North America Can Learn Anti-Terrorism From South America

Carlos Marighella, a Brazilian Marxist guerrilla leader, was ambushed and killed by Brazilian police in 1970.

Yet his influence lived on long after his violent demise: His Manual of the Urban Guerrilla was the operations manual for later guerrilla movements such as the “Tupamaros” in Uruguay and “Montoneros” in Argentina.

With cold detachment, Marighella's book explains the nature and aims of the urban guerrilla: “Terrorism is an action,” he writes, “usually involving the placement of a bomb or explosive of great destructive power that is capable of producing irreparable loss to the enemy. … It is an action that must be executed with the greatest cold-bloodedness, calmness and decision. … Terrorism is an arm the revolution can never relinquish.”

It was largely thanks to the faithful application of Marighella's teachings that military governments were able to take control of almost all South American countries during the ‘70s, wiping out left-wing terrorism through the excesses that today's world rightly condemns.

In light of all this, it seems to me the brutality unleashed by terrorist groups is an issue that has to be revisited, especially given the events in the United States on Sept. 11.

In Latin America, the question of how terrorism can be morally fought has found three different responses among Catholics.

Those inspired by Sts.

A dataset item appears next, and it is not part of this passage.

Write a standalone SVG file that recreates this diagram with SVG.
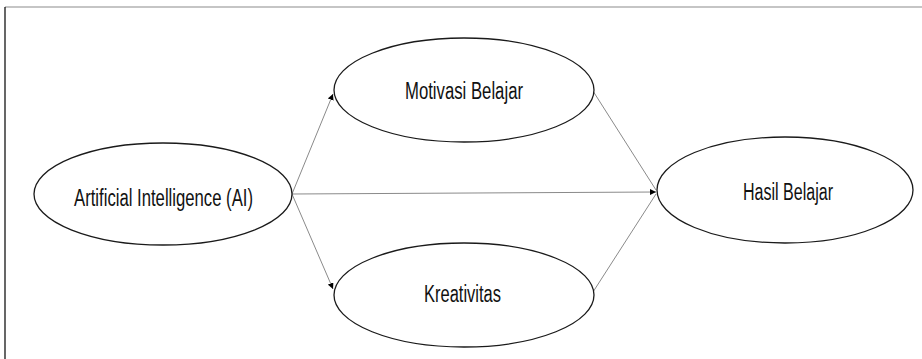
<svg xmlns="http://www.w3.org/2000/svg" width="922" height="359" viewBox="0 0 922 359">
<style>
.node ellipse{fill:#fff;stroke:#1a1a1a;stroke-width:1.3}
.node text{font-family:"Liberation Sans Narrow","Liberation Sans",Arial,sans-serif;font-size:23px;fill:#111}
.conn line{stroke:#8a8a8a;stroke-width:1}
</style>
<defs>
<marker id="arr" viewBox="0 0 10 10" refX="10" refY="5" markerWidth="6" markerHeight="6" markerUnits="userSpaceOnUse" orient="auto">
<path d="M0,0 L10,5 L0,10 z" fill="#000"/>
</marker>
</defs>
<rect width="922" height="359" fill="#fff"/>
<line x1="5" y1="7" x2="922" y2="7" stroke="#8c8c8c" stroke-width="1.2"/>
<line x1="5" y1="7" x2="5" y2="359" stroke="#000" stroke-width="1.2"/>
<g class="conn">
<line x1="292" y1="194" x2="333" y2="94" marker-end="url(#arr)"/>
<line x1="292" y1="194" x2="333" y2="289" marker-end="url(#arr)"/>
<line x1="292" y1="194" x2="656" y2="192" marker-end="url(#arr)"/>
<line x1="593" y1="91" x2="656" y2="190"/>
<line x1="593" y1="292" x2="656" y2="194"/>
</g>
<g id="ai" class="node">
<ellipse cx="163" cy="194" rx="129" ry="51"/>
<text x="74" y="206" textLength="179" lengthAdjust="spacingAndGlyphs">Artificial Intelligence (AI)</text>
</g>
<g id="motivasi" class="node">
<ellipse cx="464" cy="90" rx="130" ry="52"/>
<text x="405" y="99" textLength="118" lengthAdjust="spacingAndGlyphs">Motivasi Belajar</text>
</g>
<g id="kreativitas" class="node">
<ellipse cx="464" cy="295" rx="130" ry="52"/>
<text x="424" y="302" textLength="77" lengthAdjust="spacingAndGlyphs">Kreativitas</text>
</g>
<g id="hasil" class="node">
<ellipse cx="785" cy="190" rx="128" ry="53"/>
<text x="743" y="200" textLength="90" lengthAdjust="spacingAndGlyphs">Hasil Belajar</text>
</g>
</svg>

Augustine and Thomas Aquinas believe there is a “just war,” a war which is not a vice or a lesser evil that is opposed to the love of God. On the contrary, war-making, when just, can be a form of love.

Of course, peace is generally preferable to war, but there are occasions when war is, in a sense, the preferred state, at least temporarily. Nazi Germany, for example, provided peace and order — but certainly not the sort to be preserved.

Understandably, many Christians react strongly against the very idea of war as a potential good. This position is based on the observation that Jesus surrendered himself to violence: “Though he was harshly treated, he submitted and opened not his mouth; like a lamb led to the slaughter or a sheep to the shearers, he was silent and opened not his mouth” (Isaiah 53:7). Therefore, these Christians reason, for a Christian who wants to seriously follow Christ, war is always an evil.

In the middle, some believe a particular war may be a “necessary evil,” justifiable when it prevents a greater evil. But such a war, they maintain, will never be “just.”

According to the Catechism of the Catholic Church, “love toward oneself remains a fundamental principle of morality. Therefore it is legitimate to insist on respect for one's own right to life. Someone who defends his life is not guilty of murder even if he is forced to deal his aggressor a lethal blow” (No. 2264).

‘Love toward oneself remains a fundamental principle of morality.’

The Catechism also says that legitimate defense “can be not only a right but a grave duty for someone responsible for another's life. Preserving the common good requires rendering the unjust aggressor unable to inflict harm. To this end, those holding legitimate authority have the right to repel by armed force aggressors against the civil community entrusted to their charge” (No. 2265).

With the exception of few radical pacifists, most Catholics agree that society has the right to defend itself, and authorities have the duty to defend society.

But the Latin American experience shows that the hard question becomes not when to fight a morally acceptable war — but how?

According the Catechism, “the strict conditions for legitimate defense by military force require rigorous consideration: (No. 2309). Among those conditions is the stipulation that the damage inflicted by the aggressor must be “lasting, grave, and certain” and “all other means of putting an end to it must have been shown to be impractical or ineffective.”

As clear as these principles may sound, their application is severely tested when the concept of “war” is redefined by the enemy — in this case, the urban guerrilla.

Hans Joachim Klein, a former Red Army Faction member, wrote after the failure of his group: “If you're long enough in the underground, you sooner or later pitch everything overboard. From your humanity to your political ideals. You sink deeper and deeper into the dirt. Once you've taken this path, all that's left is a straight road. You can't turn around.”

The worst danger of the guerrilla path, as several Latin American dictatorships showed, is that it can also drag down and pollute the humanity of those fighting against it.

Like some Latin American nations in the past, North America now faces a new kind of war, one which raises new and challenging questions about how to establish a morally acceptable defense without turning into what they claim to reject.

Take it from a South American who has been there, seen that: The answers to these new questions cannot be naïve or simplistic. They must be principled, firm and rooted in the path to God.

Alejandro Bermudez is the Register's Latin America correspondent.